Let’s start with Lost on a Mountain in Maine by Donn Fedler. This a true survival story about a kid who got lost in the woods in Maine in the 1930s and how he survived his ordeal. I wasn’t aware of this book until I saw a post by The Scraped Up Kid (incidentally, a great blog about getting outside and enjoying yourself at any age, focusing on Maine trails). This book is right up our alley, and I plan to read it aloud to the kids. The story is told by Donn Fedler, who was the kid who got lost, right after his experience. If you’d prefer, there’s a graphic novel version of the story that looks awesome, but isn’t available from our library, Lost Trail: Nine Days Alone in the Wilderness, also by Donn Fedler.

Next up is Jars of Hope: How One Woman Helped Save 2,500 Children During the Holocaust by Jennifer Roy.
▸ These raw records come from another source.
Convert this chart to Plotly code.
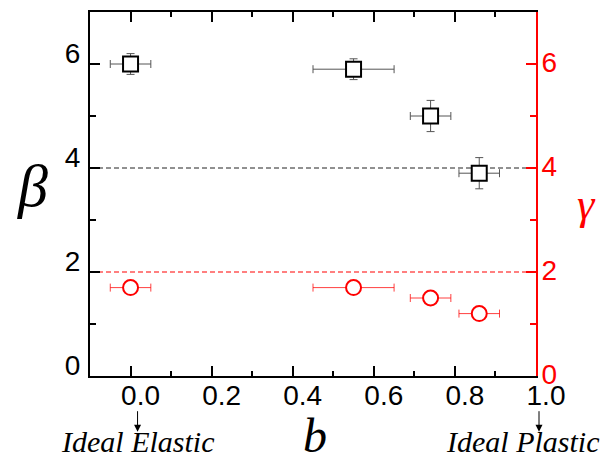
import plotly.graph_objects as go

# ---- data ----
b_vals = [0.0, 0.55, 0.74, 0.86]
b_err = [0.05, 0.10, 0.05, 0.05]
beta_vals = [6.0, 5.9, 5.0, 3.9]
beta_err = [0.2, 0.2, 0.3, 0.3]
gamma_vals = [1.7, 1.7, 1.5, 1.2]
beta_ref = 4.0
gamma_ref = 2.0
x_range = [-0.1, 1.0]
y_range = [0, 7]
x_ticks = [0.0, 0.2, 0.4, 0.6, 0.8, 1.0]
x_ticklabels = ["0.0", "0.2", "0.4", "0.6", "0.8", "1.0"]
y_ticks = [0, 2, 4, 6]
y_ticklabels = ["0", "2", "4", "6"]
limit_labels = ["Ideal Elastic", "Ideal Plastic"]
limit_b = [0.0, 1.0]

RED = "#FF0000"
TICKFONT = "Arial, Liberation Sans, sans-serif"
SERIF = "Times New Roman, Liberation Serif, serif"

fig = go.Figure()

# reference dashed lines
fig.add_trace(go.Scatter(x=x_range, y=[beta_ref, beta_ref], mode="lines",
                         line=dict(color="#222222", width=1, dash="5px,3px"),
                         hoverinfo="skip", yaxis="y"))
fig.add_trace(go.Scatter(x=x_range, y=[gamma_ref, gamma_ref], mode="lines",
                         line=dict(color=RED, width=1.2, dash="5px,3px"),
                         hoverinfo="skip", yaxis="y2"))

# beta (black squares)
fig.add_trace(go.Scatter(
    x=b_vals, y=beta_vals, mode="markers", yaxis="y",
    marker=dict(symbol="square", size=15, color="white",
                line=dict(color="black", width=2)),
    error_x=dict(type="data", array=b_err, color="#555555", thickness=1, width=4),
    error_y=dict(type="data", array=beta_err, color="#555555", thickness=1, width=4),
))

# gamma (red circles)
fig.add_trace(go.Scatter(
    x=b_vals, y=gamma_vals, mode="markers", yaxis="y2",
    marker=dict(symbol="circle", size=15, color="white",
                line=dict(color=RED, width=2)),
    error_x=dict(type="data", array=b_err, color="rgba(255,0,0,0.75)", thickness=1, width=4),
))

fig.update_layout(
    width=612, height=461,
    margin=dict(l=90, r=76, t=10, b=85),
    plot_bgcolor="white", paper_bgcolor="white",
    showlegend=False,
    xaxis=dict(
        range=x_range, tickvals=x_ticks, ticktext=x_ticklabels,
        showline=True, linecolor="black", linewidth=2, mirror="ticks",
        ticks="inside", ticklen=10, tickwidth=2, tickcolor="black",
        minor=dict(ticks="inside", ticklen=5, tickwidth=1.5, dtick=0.1, tick0=0, tickcolor="black"),
        showgrid=False, zeroline=False,
        tickfont=dict(family=TICKFONT, size=28, color="black"),
        ticklabelshift=10, ticklabelstandoff=-7,
    ),
    yaxis=dict(
        range=y_range, tickvals=y_ticks, ticktext=y_ticklabels,
        showline=True, linecolor="black", linewidth=2,
        ticks="inside", ticklen=10, tickwidth=2, tickcolor="black",
        minor=dict(ticks="inside", ticklen=6, tickwidth=1.5, dtick=1, tick0=0, tickcolor="black"),
        showgrid=False, zeroline=False,
        tickfont=dict(family=TICKFONT, size=28, color="black"),
        ticklabelshift=-11, ticklabelstandoff=2,
    ),
    yaxis2=dict(
        range=y_range, tickvals=y_ticks, ticktext=y_ticklabels,
        overlaying="y", side="right", anchor="x",
        showline=True, linecolor=RED, linewidth=2,
        ticks="inside", ticklen=10, tickwidth=2, tickcolor=RED,
        minor=dict(ticks="inside", ticklen=6, tickwidth=1.5, dtick=1, tick0=0, tickcolor=RED),
        showgrid=False, zeroline=False,
        tickfont=dict(family=TICKFONT, size=28, color=RED),
        ticklabelstandoff=-2, ticklabelshift=-2,
    ),
)

annotations = [
    dict(text="<i>β</i>", xref="paper", yref="paper", x=-0.1300, y=0.522,
         showarrow=False, font=dict(family=SERIF, size=60, color="black"),
         xanchor="center", yanchor="middle"),
    dict(text="<i>γ</i>", xref="paper", yref="paper", x=1.114, y=0.472,
         showarrow=False, font=dict(family=SERIF, size=44, color=RED),
         xanchor="center", yanchor="middle"),
    dict(text="<i>b</i>", xref="paper", yref="paper", x=0.5045, y=-0.1626,
         height=48, valign="middle",
         showarrow=False, font=dict(family=SERIF, size=48, color="black"),
         xanchor="center", yanchor="middle"),
    dict(text="<i>" + limit_labels[0] + "</i>", xref="paper", yref="paper", x=0.1076, y=-0.181,
         showarrow=False, font=dict(family=SERIF, size=30, color="black"),
         xanchor="center", yanchor="middle"),
    dict(text="<i>" + limit_labels[1] + "</i>", xref="paper", yref="paper", x=0.9697, y=-0.181,
         showarrow=False, font=dict(family=SERIF, size=30, color="black"),
         xanchor="center", yanchor="middle"),
]
for xb, xs in zip(limit_b, [7, 3]):
    annotations.append(dict(
        text="", xref="x", yref="paper", x=xb, y=-0.153, xshift=xs,
        showarrow=True, ax=0, ay=-22, arrowhead=2, arrowsize=1.4, arrowwidth=1,
        arrowcolor="black"))
fig.update_layout(annotations=annotations)

fig.write_html("out.html")
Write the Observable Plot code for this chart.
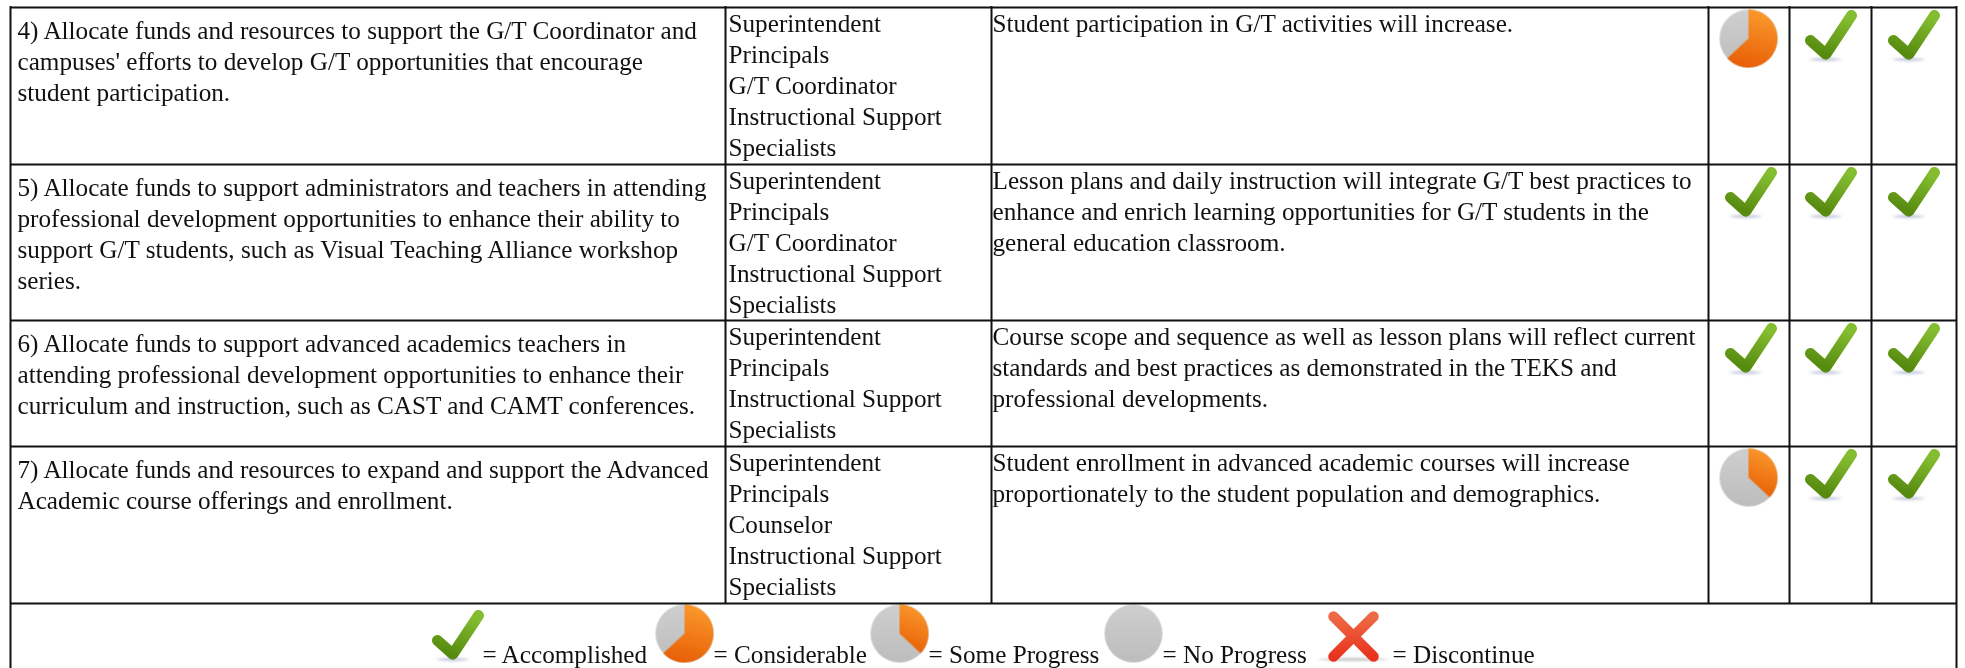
<!DOCTYPE html>
<html><head><meta charset="utf-8">
<script src="https://cdn.jsdelivr.net/npm/d3@7"></script>
<script src="https://cdn.jsdelivr.net/npm/@observablehq/plot@0.6"></script>
<style>html,body{margin:0;padding:0;background:#fff}svg{display:block}</style>
</head><body><div id="chart"></div>
<script>
// ---- table content ----
const rowIds = ["4", "5", "6", "7"];
const strategies = [
  "4) Allocate funds and resources to support the G/T Coordinator and\ncampuses' efforts to develop G/T opportunities that encourage\nstudent participation.",
  "5) Allocate funds to support administrators and teachers in attending\nprofessional development opportunities to enhance their ability to\nsupport G/T students, such as Visual Teaching Alliance workshop\nseries.",
  "6) Allocate funds to support advanced academics teachers in\nattending professional development opportunities to enhance their\ncurriculum and instruction, such as CAST and CAMT conferences.",
  "7) Allocate funds and resources to expand and support the Advanced\nAcademic course offerings and enrollment."
];
const responsible = [
  "Superintendent\nPrincipals\nG/T Coordinator\nInstructional Support\nSpecialists",
  "Superintendent\nPrincipals\nG/T Coordinator\nInstructional Support\nSpecialists",
  "Superintendent\nPrincipals\nInstructional Support\nSpecialists",
  "Superintendent\nPrincipals\nCounselor\nInstructional Support\nSpecialists"
];
const outcomes = [
  "Student participation in G/T activities will increase.",
  "Lesson plans and daily instruction will integrate G/T best practices to\nenhance and enrich learning opportunities for G/T students in the\ngeneral education classroom.",
  "Course scope and sequence as well as lesson plans will reflect current\nstandards and best practices as demonstrated in the TEKS and\nprofessional developments.",
  "Student enrollment in advanced academic courses will increase\nproportionately to the student population and demographics."
];
// status per review column, by row: 1 = accomplished, other = share of pie complete
const review1 = [0.63, 1, 1, 0.37];
const review2 = [1, 1, 1, 1];
const review3 = [1, 1, 1, 1];
const legendLabels = ["= Accomplished", "= Considerable", "= Some Progress", "= No Progress", "= Discontinue"];
const legendStatus = [1, 0.63, 0.37, 0, -1];

// ---- layout (table units = page pixels) ----
const W = 1965, H = 668;
const colEdges = [10, 725, 991, 1708, 1789, 1871, 1956];
const rowEdges = [7, 164, 320, 446, 603];
const serif = "'Liberation Serif','Times New Roman',serif";
const FS = 25.2, LH = 31;
const checkCentre = [42, 41, 42];
const legendIconX = [457, 684, 899, 1133, 1353];
const legendLabelX = [482, 713, 928, 1162, 1392];
const legendBase = 662;

// ---- icon symbols (drawn by Plot.dot; Plot passes size = pi r^2) ----
const unit = s => Math.sqrt(s / Math.PI);
const checkSym = {draw(c, s){ const k = unit(s)/30;
  c.moveTo(-20*k, 4*k); c.lineTo(-4.7*k, 17.7*k); c.lineTo(21*k, -21*k); }};
const crossSym = {draw(c, s){ const k = unit(s)/30;
  c.moveTo(-20*k,-20*k); c.lineTo(20*k,20*k); c.moveTo(20*k,-20*k); c.lineTo(-20*k,20*k); }};
const shadowSym = {draw(c, s){ const r = unit(s);
  c.moveTo(-r,0); c.bezierCurveTo(-r*0.4,-2.2,r*0.4,-2.2,r,0);
  c.bezierCurveTo(r*0.4,2.2,-r*0.4,2.2,-r,0); c.closePath(); }};
const wedge = f => ({draw(c, s){ const r = unit(s);
  const a0 = -Math.PI/2, a1 = a0 + f*2*Math.PI;
  c.moveTo(0,0); c.lineTo(0,-r); c.arc(0,0,r,a0,a1); c.closePath(); }});
const disc = {draw(c, s){ const r = unit(s); c.moveTo(r,0); c.arc(0,0,r,0,2*Math.PI); c.closePath(); }};

function defs(){
  const d = document.createElementNS("http://www.w3.org/2000/svg", "defs");
  d.innerHTML = `
  <linearGradient id="gCheck" x1="0.75" y1="0" x2="0.4" y2="1"><stop offset="0" stop-color="#84bd30"/><stop offset="1" stop-color="#578b10"/></linearGradient>
  <linearGradient id="gOrange" x1="0.6" y1="0" x2="0.4" y2="1"><stop offset="0" stop-color="#fb9a2e"/><stop offset="1" stop-color="#e85f05"/></linearGradient>
  <linearGradient id="gGray" x1="0" y1="0" x2="0" y2="1"><stop offset="0" stop-color="#cfcfcf"/><stop offset="1" stop-color="#bdbdbd"/></linearGradient>
  <linearGradient id="gCross" x1="0" y1="0" x2="0" y2="1"><stop offset="0" stop-color="#ee6a45"/><stop offset="1" stop-color="#e8331e"/></linearGradient>
  <filter id="soft" x="-20%" y="-20%" width="140%" height="140%"><feGaussianBlur stdDeviation="0.7"/></filter>
  <filter id="softer" x="-20%" y="-200%" width="140%" height="500%"><feGaussianBlur stdDeviation="1"/></filter>`;
  return d;
}
const withFilter = id => (i, s, v, d, c, next) => { const g = next(i, s, v, d, c); g.setAttribute("filter", `url(#${id})`); return g; };

// ---- tidy tables ----
const rowCells = rowIds.map((id, i) => ({
  id, top: rowEdges[i], strategy: strategies[i], responsible: responsible[i], outcome: outcomes[i]
}));
const statusCells = [review1, review2, review3].flatMap((col, j) =>
  col.map((v, i) => ({status: v, col: j, row: i})));
const legend = legendLabels.map((label, i) => ({label, status: legendStatus[i], ix: legendIconX[i], lx: legendLabelX[i]}));

const checkDots = statusCells.filter(d => d.status === 1)
  .map(d => ({x: colEdges[d.col + 3] + checkCentre[d.col], y: rowEdges[d.row] + 29}))
  .concat(legend.filter(d => d.status === 1).map(d => ({x: d.ix, y: 636})));
const pieDots = statusCells.filter(d => d.status < 1)
  .map(d => ({x: colEdges[d.col + 3] + 40, y: rowEdges[d.row] + 31, f: d.status}))
  .concat(legend.filter(d => d.status >= 0 && d.status < 1).map(d => ({x: d.ix, y: 633, f: d.status})));
const crossDots = legend.filter(d => d.status === -1).map(d => ({x: d.ix, y: 636}));

const vRules = colEdges.map((x, i) => ({x, y1: rowEdges[0] - 1, y2: (i === 0 || i === colEdges.length - 1) ? H : rowEdges[4]}));
const textCommon = {fontFamily: serif, fontSize: FS, textAnchor: "start", lineAnchor: "top", lineHeight: LH / FS, fill: "#111"};

const plot = Plot.plot({
  width: W, height: H, margin: 0,
  x: {domain: [0, W], range: [0, W], axis: null},
  y: {domain: [0, H], range: [0, H], axis: null},
  marks: [
    defs,
    // pies
    Plot.dot(pieDots, {x: "x", y: "y", r: 29, symbol: () => disc, fill: "url(#gGray)", render: withFilter("soft")}),
    Plot.dot(pieDots.filter(d => d.f > 0), {x: "x", y: "y", r: 29, symbol: d => wedge(d.f), fill: "url(#gOrange)", render: withFilter("soft")}),
    // check marks
    Plot.dot(checkDots, {x: d => d.x - 5, y: d => d.y + 23, r: 17, symbol: () => shadowSym, fill: "#c7c9de", render: withFilter("softer")}),
    Plot.dot(checkDots, {x: "x", y: "y", r: 30, symbol: () => checkSym, fill: "none", stroke: "url(#gCheck)", strokeWidth: 11, strokeLinecap: "round", strokeLinejoin: "round"}),
    // cross
    Plot.dot(crossDots, {x: "x", y: d => d.y + 23, r: 37, symbol: () => shadowSym, fill: "#cccccc", render: withFilter("softer")}),
    Plot.dot(crossDots, {x: "x", y: "y", r: 30, symbol: () => crossSym, fill: "none", stroke: "url(#gCross)", strokeWidth: 10.5, strokeLinecap: "round"}),
    // grid
    Plot.ruleY(rowEdges, {x1: colEdges[0], x2: colEdges[6], y: d => d, stroke: "#111", strokeWidth: 2}),
    Plot.ruleX(vRules, {x: "x", y1: "y1", y2: "y2", stroke: "#111", strokeWidth: 2}),
    // text
    Plot.text(rowCells, {x: colEdges[0] + 7, y: d => d.top + 9, text: "strategy", ...textCommon}),
    Plot.text(rowCells, {x: colEdges[1] + 3, y: d => d.top + 2, text: "responsible", ...textCommon}),
    Plot.text(rowCells, {x: colEdges[2] + 1, y: d => d.top + 2, text: "outcome", ...textCommon}),
    Plot.text(legend, {x: "lx", y: legendBase, text: "label", fontFamily: serif, fontSize: FS, textAnchor: "start", lineAnchor: "bottom", fill: "#111"})
  ]
});
document.getElementById("chart").append(plot);
</script></body></html>
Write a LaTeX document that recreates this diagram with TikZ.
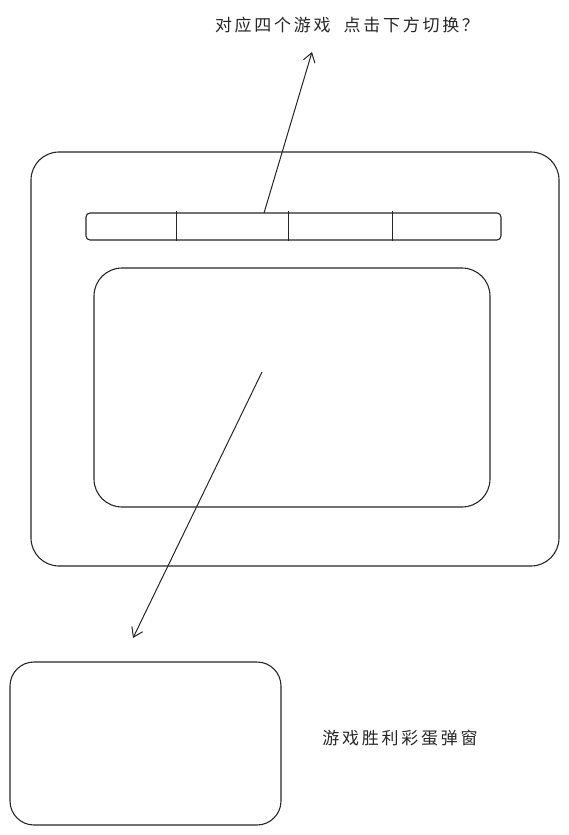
\documentclass[tikz,border=0pt]{standalone}
\usepackage{fontspec}
\newfontfamily\cjk[LetterSpace=16]{Noto Sans CJK SC}
\usetikzlibrary{arrows.meta, positioning}

\begin{document}
\begin{tikzpicture}[x=1pt, y=-1pt]
\tikzstyle{frame} = [rectangle, rounded corners=28pt, draw=black!85, line width=1.1pt, inner sep=0pt]
\tikzstyle{bar} = [rectangle, rounded corners=4pt, draw=black!85, line width=1.1pt, inner sep=0pt]
\tikzstyle{label} = [font=\cjk\fontsize{17}{20}\selectfont, text=black!85, inner sep=0pt]
\tikzstyle{arrow} = [draw=black!85, line width=1pt, -{Straight Barb[length=9pt, width=12pt]}]

\useasboundingbox (0,0) rectangle (569,835);

\node [frame, minimum width=528pt, minimum height=414pt] (v1) at (295,359) {};
\node [bar, minimum width=415pt, minimum height=27pt] (v2) at (293.5,226.5) {};
\node [frame, minimum width=396pt, minimum height=239pt] (v3) at (292,387.5) {};
\node [frame, rounded corners=24pt, minimum width=271pt, minimum height=163pt] (v4) at (145.5,743.5) {};

% tabs in the bar
\foreach \x in {176,288,392}
  \draw [draw=black!85, line width=1pt] (\x,211) -- (\x,241);

\node [label] (v5) at (347,25) {对应四个游戏\ \ 点击下方切换？};
\node [label] (v6) at (400,738) {游戏胜利彩蛋弹窗};

\coordinate (c1) at (264,213);
\coordinate (c2) at (312,52);
\coordinate (c3) at (262,372);
\coordinate (c4) at (133,638);
\draw [arrow] (c1) -- (c2);
\draw [arrow] (c3) -- (c4);
\end{tikzpicture}
\end{document}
This book was brought to my attention by A Mighty Girl’s Facebook page (which daily provides women and girls who have done impressive things and books featuring strong female characters). Again, I had never heard about Irena Sendlar and her actions during WWII, so I decided to investigate. Jars of Hope is a picture book (but with a fair amount of text on each page) that A Mighty Girl recommends for ages 7-11. If you have an older child, or want more details after reading the Jars of Hope, try Irena’s Children: Young Readers Edition; A True Story of Courage by Mary Cronk Farrell that is recommended for ages 13+.

And finally, I’m going to recommend a fiction book, Book Scavenger, by Jennifer Chambliss Bertman. This is the first book in a new series. The plot of the book is based around the Book Scavenger game. There are books hidden in various cities, and you get puzzles and clues to try to find the books first. It sounded to me like a book version of 39 Clues for a slightly older audience (since the book is almost 400 pages). Mr. Curiosity read the book and enjoyed the puzzles.

Finally, if you’re looking for more suggestions for kids, I recommend you listen to this week’s episodes of What Should I Read Next by The Modern Mrs. Darcy. Miss Adventure got about seven new books for her reading list by listening to the end of Episode 49: How to help kids fall in love with reading (with Sarah Mackenzie of Read Aloud Revival). That podcast does dangerous things to my reading list in general.

And those are the books I’m recommending my kids should read. Anything else I should add to the list?